- DATA EXTRACT -
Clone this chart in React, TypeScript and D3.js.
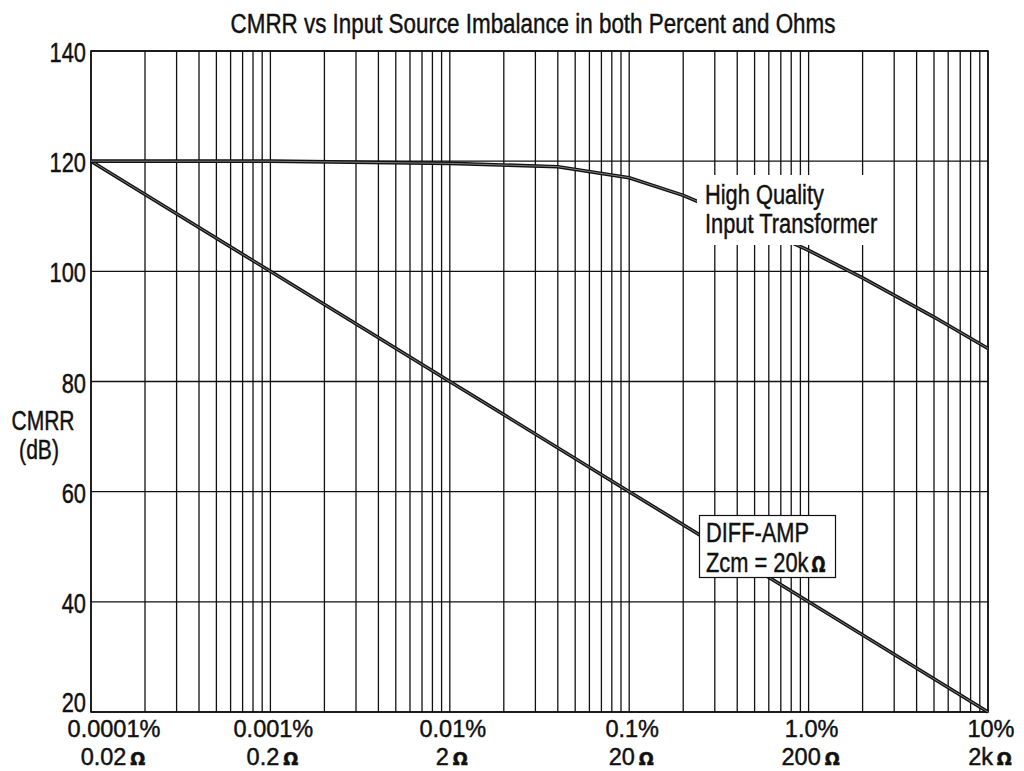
import React from "react";
import { scaleLog, scaleLinear, line } from "d3";

// imbalance in percent (x) and CMRR in dB (y)
const decades = [0.0001, 0.001, 0.01, 0.1, 1, 10];
const percentLabels = ["0.0001%", "0.001%", "0.01%", "0.1%", "1.0%", "10%"];
const ohmLabels = ["0.02", "0.2", "2", "20", "200", "2k"];
const dbTicks = [20, 40, 60, 80, 100, 120, 140];

const transformerX = [0.0001, 0.001, 0.01, 0.04, 0.1, 0.2, 0.5, 1, 2, 5, 10];
const transformerY = [120, 120, 119.6, 119, 117, 113.8, 108.3, 103.8, 98.8, 91.7, 86];

const diffAmpX = [0.0001, 0.001, 0.01, 0.1, 1, 10];
const diffAmpY = [120, 100, 80, 60, 40, 20];

const FONT = "'Liberation Sans', Arial, sans-serif";

// text squeezed horizontally around its anchor point, to mimic a condensed face
function T(props: { x: number; y: number; size: number; sx?: number; anchor?: string; children: React.ReactNode }) {
    return (
        <g transform={`translate(${props.x},${props.y}) scale(${props.sx || 0.78},1)`}>
            <text x={0} y={0} fontSize={props.size} textAnchor={props.anchor || "start"} fill="#111"
                stroke="#111" strokeWidth={0.45}>
                {props.children}
            </text>
        </g>
    );
}

const ohm = (size: number) => (
    <tspan dx={4} fontSize={size} fontWeight="bold" fontFamily="'DejaVu Sans', sans-serif">Ω</tspan>
);

export default function App() {
    const width = 1024;
    const height = 771;
    const plot = { left: 91, right: 988, top: 51, bottom: 712 };

    const x = scaleLog().domain([0.0001, 10]).range([plot.left, plot.right]);
    const y = scaleLinear().domain([20, 140]).range([plot.bottom, plot.top]);

    const gridX = x.ticks();

    const lineFn = line<number[]>()
        .x((d) => x(d[0]))
        .y((d) => y(d[1]));

    const transformer = transformerX.map((v, i) => [v, transformerY[i]]);
    const diffAmp = diffAmpX.map((v, i) => [v, diffAmpY[i]]);

    const doubleLine = (pts: number[][], key: string) => (
        <g key={key}>
            <path d={lineFn(pts) || ""} fill="none" stroke="#111" strokeWidth={3.6} />
            <path d={lineFn(pts) || ""} fill="none" stroke="#8a8a8a" strokeWidth={0.9} />
        </g>
    );

    return (
        <svg width={width} height={height} style={{ position: "absolute", left: 0, top: 0, background: "#fff" }}
            fontFamily={FONT}>
            <rect x={0} y={0} width={width} height={height} fill="#fff" />

            <T x={533} y={33} size={28} sx={0.8} anchor="middle">CMRR vs Input Source Imbalance in both Percent and Ohms</T>

            {/* grid */}
            {gridX.map((v, i) => (
                <line key={'gx' + i} x1={x(v)} x2={x(v)} y1={plot.top} y2={plot.bottom} stroke="#111" strokeWidth={1.3} />
            ))}
            {dbTicks.map((v) => (
                <line key={'gy' + v} x1={plot.left} x2={plot.right} y1={y(v)} y2={y(v)} stroke="#111" strokeWidth={1.3} />
            ))}
            <rect x={plot.left} y={plot.top} width={plot.right - plot.left} height={plot.bottom - plot.top}
                fill="none" stroke="#111" strokeWidth={1.6} />

            {doubleLine(diffAmp, 'diff')}
            {doubleLine(transformer, 'xfmr')}

            {/* curve labels */}
            <rect x={697} y={175} width={183} height={70} fill="#fff" />
            <T x={705} y={204} size={28}>High Quality</T>
            <T x={705} y={233} size={28}>Input Transformer</T>

            <rect x={699.5} y={515.5} width={136} height={62} fill="#fff" stroke="#111" strokeWidth={1.2} />
            <T x={706} y={542} size={28}>DIFF-AMP</T>
            <T x={706} y={572} size={28}>Zcm = 20k{ohm(21)}</T>

            {/* y axis */}
            {dbTicks.map((v) => (
                <T key={'yl' + v} x={86} y={Math.min(y(v) + 11, plot.bottom)} size={28} anchor="end">{v}</T>
            ))}
            <T x={43} y={430} size={27} anchor="middle">CMRR</T>
            <T x={39} y={459} size={27} anchor="middle">(dB)</T>

            {/* x axis */}
            {decades.map((v, i) => {
                const cx = x(v) + (i === 0 ? 23 : 3);
                return (
                    <g key={'xl' + i}>
                        <T x={cx} y={737} size={24} sx={0.98} anchor="middle">{percentLabels[i]}</T>
                        <T x={cx - 1} y={765} size={24} sx={0.98} anchor="middle">{ohmLabels[i]}{ohm(18)}</T>
                    </g>
                );
            })}
        </svg>
    );
}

- TO BE DONE -
Quote, exactly and only, the lines from the first line of the data above through the line containing "98.8, 91.7, 86];". The pictures do not belong in it.

- EXERCISE RESULT -
Clone this chart in React, TypeScript and D3.js.
import React from "react";
import { scaleLog, scaleLinear, line } from "d3";

// imbalance in percent (x) and CMRR in dB (y)
const decades = [0.0001, 0.001, 0.01, 0.1, 1, 10];
const percentLabels = ["0.0001%", "0.001%", "0.01%", "0.1%", "1.0%", "10%"];
const ohmLabels = ["0.02", "0.2", "2", "20", "200", "2k"];
const dbTicks = [20, 40, 60, 80, 100, 120, 140];

const transformerX = [0.0001, 0.001, 0.01, 0.04, 0.1, 0.2, 0.5, 1, 2, 5, 10];
const transformerY = [120, 120, 119.6, 119, 117, 113.8, 108.3, 103.8, 98.8, 91.7, 86];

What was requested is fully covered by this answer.